____ Data extract

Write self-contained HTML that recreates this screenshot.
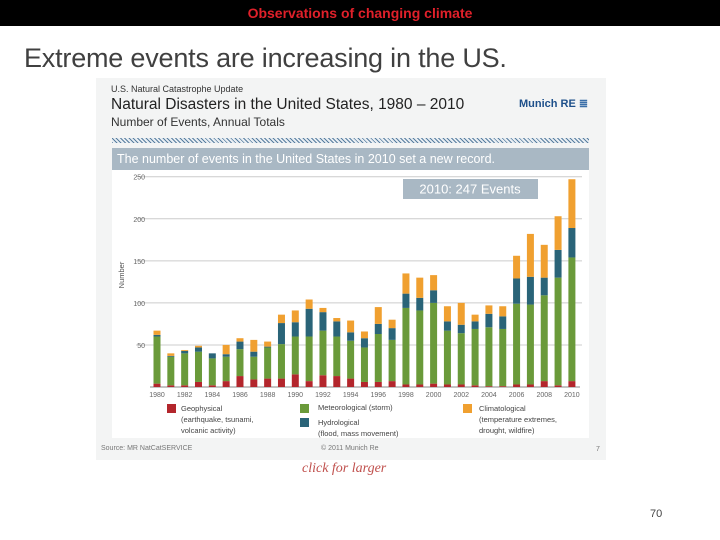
<!DOCTYPE html>
<html><head><meta charset="utf-8"><style>
body{margin:0;width:720px;height:540px;background:#fff;position:relative;overflow:hidden;font-family:"Liberation Sans",sans-serif}
.a{position:absolute;white-space:nowrap}
</style></head><body>
<div class="a" style="left:0;top:0;width:720px;height:26px;background:#000"></div>
<div class="a" style="left:0;width:720px;top:5px;text-align:center;color:#e0202a;font-size:14px;font-weight:bold;font-family:'Liberation Sans',sans-serif">Observations of changing climate</div>
<div class="a" style="left:24px;top:43px;font-size:27px;color:#404040;letter-spacing:-0.2px">Extreme events are increasing in the US.</div>
<div class="a" style="left:96px;top:78px;width:510px;height:382px;background:#f3f4f4"></div>
<div class="a" style="left:111px;top:84px;font-size:9px;color:#333">U.S. Natural Catastrophe Update</div>
<div class="a" style="left:111px;top:96px;font-size:15.5px;color:#222">Natural Disasters in the United States, 1980 – 2010</div>
<div class="a" style="left:111px;top:115px;font-size:12px;color:#333">Number of Events, Annual Totals</div>
<div class="a" style="left:519px;top:97px;font-size:11px;font-weight:bold;color:#1d4f8a">Munich RE <span style="color:#3a6ea8">≣</span></div>
<div class="a" style="left:112px;top:138px;width:477px;height:5px;background:repeating-linear-gradient(45deg,#5a7fa0 0 1px,#e8eef3 1px 3px)"></div>
<div class="a" style="left:112px;top:148px;width:477px;height:22px;background:#a9b8c4;color:#fff;font-size:12.5px;line-height:22px;padding-left:5px;box-sizing:border-box">The number of events in the United States in 2010 set a new record.</div>
<svg class="a" style="left:112px;top:170px" width="477" height="268" id="svg"></svg>
<div class="a" style="left:0;top:0">
<div class="a" style="left:167px;top:404px;width:9px;height:9px;background:#b3262c"></div>
<div class="a" style="left:181px;top:403px;font-size:7.5px;color:#444;line-height:11px">Geophysical<br>(earthquake, tsunami,<br>volcanic activity)</div>
<div class="a" style="left:300px;top:404px;width:9px;height:9px;background:#6a9a3a"></div>
<div class="a" style="left:318px;top:403px;font-size:7.5px;color:#444">Meteorological (storm)</div>
<div class="a" style="left:300px;top:418px;width:9px;height:9px;background:#2a6478"></div>
<div class="a" style="left:318px;top:417px;font-size:7.5px;color:#444;line-height:11px">Hydrological<br>(flood, mass movement)</div>
<div class="a" style="left:463px;top:404px;width:9px;height:9px;background:#f0a030"></div>
<div class="a" style="left:479px;top:403px;font-size:7.5px;color:#444;line-height:11px">Climatological<br>(temperature extremes,<br>drought, wildfire)</div>
</div>
<div class="a" style="left:101px;top:445px;font-size:7px;color:#777">Source: MR NatCatSERVICE</div>
<div class="a" style="left:321px;top:445px;font-size:7px;color:#777">© 2011 Munich Re</div>
<div class="a" style="left:596px;top:446px;font-size:7px;color:#777">7</div>
<div class="a" style="left:302px;top:461px;font-size:14px;font-style:italic;color:#c0504d;font-family:'Liberation Serif',serif">click for larger</div>
<div class="a" style="left:650px;top:508px;font-size:11px;color:#444">70</div>
<script>
const years=[];for(let y=1980;y<=2010;y++)years.push(y);
const geo=[4,2,2,6,2,7,13,9,10,10,15,7,14,13,10,6,6,7,3,3,4,3,3,2,1,1,3,3,7,2,7];
const met=[56,34,38,36,32,29,32,27,37,41,45,53,53,47,45,41,57,49,91,88,96,64,61,67,70,68,96,95,102,128,147];
const hyd=[2,1,3,5,6,3,9,6,1,25,17,33,22,18,10,11,12,14,17,15,15,11,10,9,16,15,30,33,21,33,35];
const cli=[5,3,1,2,0,11,4,14,6,10,14,11,5,4,14,8,20,10,24,24,18,18,26,8,10,12,27,51,39,40,58];
const yTicks=[50,100,150,200,250];
const svg=document.getElementById('svg');const NS='http://www.w3.org/2000/svg';
svg.innerHTML='<rect width="477" height="268" fill="#fff"/>';
const y0=217,yTop=6.7;
const ys=v=>y0-(v/250)*(y0-yTop);
const xs=i=>45+i*13.83;
function mk(t,a){const e=document.createElementNS(NS,t);for(const k in a)e.setAttribute(k,a[k]);svg.appendChild(e);return e;}
yTicks.forEach(t=>{
const l=mk('line',{x1:24,x2:470,y1:ys(t),y2:ys(t),stroke:'#ccc','stroke-width':1});


const tx=mk('text',{x:33,y:ys(t)+3,'font-size':7,fill:'#666','text-anchor':'end','font-family':'Liberation Sans'});tx.textContent=t;


});
const yt=mk('text',{x:12,y:105,'font-size':7.5,fill:'#555','text-anchor':'middle',transform:'rotate(-90 12 105)','font-family':'Liberation Sans'});yt.textContent='Number';


const ax=mk('line',{x1:38,x2:468,y1:y0,y2:y0,stroke:'#888','stroke-width':1});


const series=[[geo,'#b3262c','geophysical'],[met,'#6a9a3a','meteorological'],[hyd,'#2a6478','hydrological'],[cli,'#f0a030','climatological']];
years.forEach((yr,i)=>{
let c=0;
series.forEach(([arr,col,nm])=>{
const v=arr[i];
const r=mk('rect',{x:xs(i)-3.5,width:7,y:ys(c+v),height:ys(c)-ys(c+v),fill:col});


c+=v;});
if(i%2==0){const tx=mk('text',{x:xs(i),y:y0+10,'font-size':7,fill:'#666','text-anchor':'middle','font-family':'Liberation Sans'});tx.textContent=yr;

}
});
const ab=mk('rect',{x:291,y:9,width:135,height:20,fill:'#a9b8c4'});


const at=mk('text',{x:358,y:23.5,'font-size':13,fill:'#fff','text-anchor':'middle','font-family':'Liberation Sans'});at.textContent='2010:  247 Events';


</script>
</body></html>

________

* _Goal_
Transcribe the listing above verbatim. Omit the pictures.

* _Task response_
Write self-contained HTML that recreates this screenshot.
<!DOCTYPE html>
<html><head><meta charset="utf-8"><style>
body{margin:0;width:720px;height:540px;background:#fff;position:relative;overflow:hidden;font-family:"Liberation Sans",sans-serif}
.a{position:absolute;white-space:nowrap}
</style></head><body>
<div class="a" style="left:0;top:0;width:720px;height:26px;background:#000"></div>
<div class="a" style="left:0;width:720px;top:5px;text-align:center;color:#e0202a;font-size:14px;font-weight:bold;font-family:'Liberation Sans',sans-serif">Observations of changing climate</div>
<div class="a" style="left:24px;top:43px;font-size:27px;color:#404040;letter-spacing:-0.2px">Extreme events are increasing in the US.</div>
<div class="a" style="left:96px;top:78px;width:510px;height:382px;background:#f3f4f4"></div>
<div class="a" style="left:111px;top:84px;font-size:9px;color:#333">U.S. Natural Catastrophe Update</div>
<div class="a" style="left:111px;top:96px;font-size:15.5px;color:#222">Natural Disasters in the United States, 1980 – 2010</div>
<div class="a" style="left:111px;top:115px;font-size:12px;color:#333">Number of Events, Annual Totals</div>
<div class="a" style="left:519px;top:97px;font-size:11px;font-weight:bold;color:#1d4f8a">Munich RE <span style="color:#3a6ea8">≣</span></div>
<div class="a" style="left:112px;top:138px;width:477px;height:5px;background:repeating-linear-gradient(45deg,#5a7fa0 0 1px,#e8eef3 1px 3px)"></div>
<div class="a" style="left:112px;top:148px;width:477px;height:22px;background:#a9b8c4;color:#fff;font-size:12.5px;line-height:22px;padding-left:5px;box-sizing:border-box">The number of events in the United States in 2010 set a new record.</div>
<svg class="a" style="left:112px;top:170px" width="477" height="268" id="svg"></svg>
<div class="a" style="left:0;top:0">
<div class="a" style="left:167px;top:404px;width:9px;height:9px;background:#b3262c"></div>
<div class="a" style="left:181px;top:403px;font-size:7.5px;color:#444;line-height:11px">Geophysical<br>(earthquake, tsunami,<br>volcanic activity)</div>
<div class="a" style="left:300px;top:404px;width:9px;height:9px;background:#6a9a3a"></div>
<div class="a" style="left:318px;top:403px;font-size:7.5px;color:#444">Meteorological (storm)</div>
<div class="a" style="left:300px;top:418px;width:9px;height:9px;background:#2a6478"></div>
<div class="a" style="left:318px;top:417px;font-size:7.5px;color:#444;line-height:11px">Hydrological<br>(flood, mass movement)</div>
<div class="a" style="left:463px;top:404px;width:9px;height:9px;background:#f0a030"></div>
<div class="a" style="left:479px;top:403px;font-size:7.5px;color:#444;line-height:11px">Climatological<br>(temperature extremes,<br>drought, wildfire)</div>
</div>
<div class="a" style="left:101px;top:445px;font-size:7px;color:#777">Source: MR NatCatSERVICE</div>
<div class="a" style="left:321px;top:445px;font-size:7px;color:#777">© 2011 Munich Re</div>
<div class="a" style="left:596px;top:446px;font-size:7px;color:#777">7</div>
<div class="a" style="left:302px;top:461px;font-size:14px;font-style:italic;color:#c0504d;font-family:'Liberation Serif',serif">click for larger</div>
<div class="a" style="left:650px;top:508px;font-size:11px;color:#444">70</div>
<script>
const years=[];for(let y=1980;y<=2010;y++)years.push(y);
const geo=[4,2,2,6,2,7,13,9,10,10,15,7,14,13,10,6,6,7,3,3,4,3,3,2,1,1,3,3,7,2,7];
const met=[56,34,38,36,32,29,32,27,37,41,45,53,53,47,45,41,57,49,91,88,96,64,61,67,70,68,96,95,102,128,147];
const hyd=[2,1,3,5,6,3,9,6,1,25,17,33,22,18,10,11,12,14,17,15,15,11,10,9,16,15,30,33,21,33,35];
const cli=[5,3,1,2,0,11,4,14,6,10,14,11,5,4,14,8,20,10,24,24,18,18,26,8,10,12,27,51,39,40,58];
const yTicks=[50,100,150,200,250];
const svg=document.getElementById('svg');const NS='http://www.w3.org/2000/svg';
svg.innerHTML='<rect width="477" height="268" fill="#fff"/>';
const y0=217,yTop=6.7;
const ys=v=>y0-(v/250)*(y0-yTop);
const xs=i=>45+i*13.83;
function mk(t,a){const e=document.createElementNS(NS,t);for(const k in a)e.setAttribute(k,a[k]);svg.appendChild(e);return e;}
yTicks.forEach(t=>{
const l=mk('line',{x1:24,x2:470,y1:ys(t),y2:ys(t),stroke:'#ccc','stroke-width':1});


const tx=mk('text',{x:33,y:ys(t)+3,'font-size':7,fill:'#666','text-anchor':'end','font-family':'Liberation Sans'});tx.textContent=t;


});
const yt=mk('text',{x:12,y:105,'font-size':7.5,fill:'#555','text-anchor':'middle',transform:'rotate(-90 12 105)','font-family':'Liberation Sans'});yt.textContent='Number';


const ax=mk('line',{x1:38,x2:468,y1:y0,y2:y0,stroke:'#888','stroke-width':1});


const series=[[geo,'#b3262c','geophysical'],[met,'#6a9a3a','meteorological'],[hyd,'#2a6478','hydrological'],[cli,'#f0a030','climatological']];
years.forEach((yr,i)=>{
let c=0;
series.forEach(([arr,col,nm])=>{
const v=arr[i];
const r=mk('rect',{x:xs(i)-3.5,width:7,y:ys(c+v),height:ys(c)-ys(c+v),fill:col});


c+=v;});
if(i%2==0){const tx=mk('text',{x:xs(i),y:y0+10,'font-size':7,fill:'#666','text-anchor':'middle','font-family':'Liberation Sans'});tx.textContent=yr;

}
});
const ab=mk('rect',{x:291,y:9,width:135,height:20,fill:'#a9b8c4'});


const at=mk('text',{x:358,y:23.5,'font-size':13,fill:'#fff','text-anchor':'middle','font-family':'Liberation Sans'});at.textContent='2010:  247 Events';


</script>
</body></html>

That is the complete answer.